Guardando las distancias,
obviamente, hay cierto paralelismo entre San Juan de la Peña y San Pedro de
Rocas. No sólo tienen unos antecedentes eremíticos similares, sino que en
ambos, es la misma piedra la madre y la matriz que contiene el líquido
amniótico donde va a gestarse una espiritualidad, que en ocasiones se nos
aparece como sobrenatural. Dentro del mundo de la leyenda, también en ambos
casos el ejercicio de la caza supone la rehabitabilidad de un lugar sagrado
varios siglos olvidado, y una revitalización posterior, en la que interviene,
con generosas donaciones, otro símbolo: la Corona. Así, no ha de sorprendernos
tampoco, que ya en el año 1199, se considere a San Pedro de Rocas como un
importante priorato, y su historia se vea ligada a dos importantes monasterios:
Santo Estevo de Ribas de Sil y San Salvador de Celanova.
Como en todo conjunto monástico que se precie de tener circunstanciales cicatrices, también en San Pedro de Rocas hubo episodios desgraciados, que echaron a perder buena parte de sus originalidades primitivas relacionadas con los entramados arquitectónicos levantados alrededor de la roca madre, entre ellos, varios incendios, registrándose el último en el siglo XVI. Como incendiaria, podría considerarse, así mismo, la Desamortización de Mendizábal. Pero a pesar de todo, si hay algo que persiste en este legendario silencio en que se ha convertido en la actualidad el monasterio, son sus leyendas; leyendas que, al fin y al cabo, conservan la esencia de los viejos mitos, eternizándose de generación en generación: la fuente de San Vieito (San Benito), con su capacidad para curar verrugas; el túnel que se encuentra obstruido por una viga de oro; o el viejo goteo de la "pinga", con el que, siempre según la leyenda, se castigaba a las mujeres pecadoras y en cuyo trasfondo, encontramos también otra similitud con el que allá, en San Juan de la Peña, se castigaba a los monjes díscolos.
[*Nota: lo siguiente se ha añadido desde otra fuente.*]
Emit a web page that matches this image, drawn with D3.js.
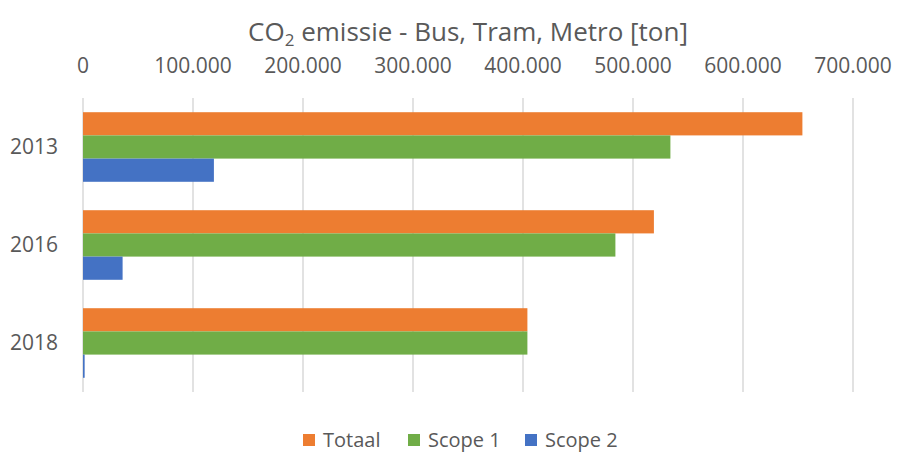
<!DOCTYPE html>
<meta charset="utf-8">
<title>CO2 emissie</title>
<style>
body { margin: 0; background: #fff; }
text { font-family: "Open Sans", sans-serif; fill: #595959; }
.grid line { stroke: #d9d9d9; stroke-width: 1.5px; }
</style>
<svg width="897" height="454"></svg>
<script src="https://d3js.org/d3.v7.min.js"></script>
<script>

// data (ton)
var years = ["2013", "2016", "2018"];
var series = ["Totaal", "Scope 1", "Scope 2"];
var totaal = [654000, 519000, 404000];
var scope1 = [534000, 484000, 404000];
var scope2 = [119000, 36000, 1500];
var ticks = [0, 100000, 200000, 300000, 400000, 500000, 600000, 700000];
var colors = ["#ed7d31", "#70ad47", "#4472c4"];

var values = [totaal, scope1, scope2];

var svg = d3.select("svg");

var x = d3.scaleLinear().domain([0, 700000]).range([83, 853]);

var y = d3.scaleBand()
    .domain(years)
    .range([98, 392])
    .paddingInner(0.29)
    .paddingOuter(0.145);

var ySub = d3.scaleBand()
    .domain(series)
    .range([0, y.bandwidth()]);

var fmt = function(d) { return d3.format(",")(d).replace(/,/g, "."); };

// gridlines
svg.append("g").attr("class", "grid")
  .selectAll("line")
  .data(ticks)
  .enter().append("line")
    .attr("x1", d => x(d)).attr("x2", d => x(d))
    .attr("y1", 98).attr("y2", 392);

// top axis labels
svg.append("g")
  .selectAll("text")
  .data(ticks)
  .enter().append("text")
    .attr("x", d => x(d))
    .attr("y", 73)
    .attr("text-anchor", "middle")
    .style("font-size", "21px")
    .text(fmt);

// bars
var groups = svg.append("g")
  .selectAll("g")
  .data(years)
  .enter().append("g")
    .attr("transform", d => "translate(0," + y(d) + ")");

groups.selectAll("rect")
  .data((yr, i) => series.map((s, j) => ({s: s, v: values[j][i], c: colors[j]})))
  .enter().append("rect")
    .attr("x", x(0))
    .attr("y", d => ySub(d.s))
    .attr("width", d => x(d.v) - x(0))
    .attr("height", ySub.bandwidth())
    .attr("fill", d => d.c);

// year labels
svg.append("g")
  .selectAll("text")
  .data(years)
  .enter().append("text")
    .attr("x", 58)
    .attr("y", d => y(d) + y.bandwidth() / 2)
    .attr("dy", "0.35em")
    .attr("text-anchor", "end")
    .style("font-size", "21px")
    .text(d => d);

// title
var title = svg.append("text")
    .attr("x", 468)
    .attr("y", 41)
    .attr("text-anchor", "middle")
    .style("font-size", "26px");
title.append("tspan").text("CO");
title.append("tspan").attr("dy", 5).style("font-size", "17px").text("2");
title.append("tspan").attr("dy", -5).text(" emissie - Bus, Tram, Metro [ton]");

// legend
var legX = [303, 408, 525];
var leg = svg.append("g")
  .selectAll("g")
  .data(series)
  .enter().append("g")
    .attr("transform", (d, i) => "translate(" + legX[i] + ",434)");

leg.append("rect")
    .attr("width", 12).attr("height", 12)
    .attr("fill", (d, i) => colors[i]);

leg.append("text")
    .attr("x", 20)
    .attr("y", 6)
    .attr("dy", "0.33em")
    .style("font-size", "20px")
    .text(d => d);

</script>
San Pedro de Rocas: Historia, Silencio y Leyenda.
(1) A él, precisamente, se debe la indiscriminada destrucción de numerosos megalitos y templos precristianos, que hubieran aportado valiosísima información sobre las civilizaciones y culturas precedentes.
(2) A este respecto, y aunque el crucero de piedra que lo señalaba ha desaparecido hoy día, todavía existe la enorme piedra de aspecto megalítico que lo albergaba, enfrente del monasterio de San Paio de Abeleda, lugar que era utilizado por los inquisidores para sus juicios. De hecho, todavía se mantiene en pie un pequeño edificio, situado a escasos metros, que servía como cárcel.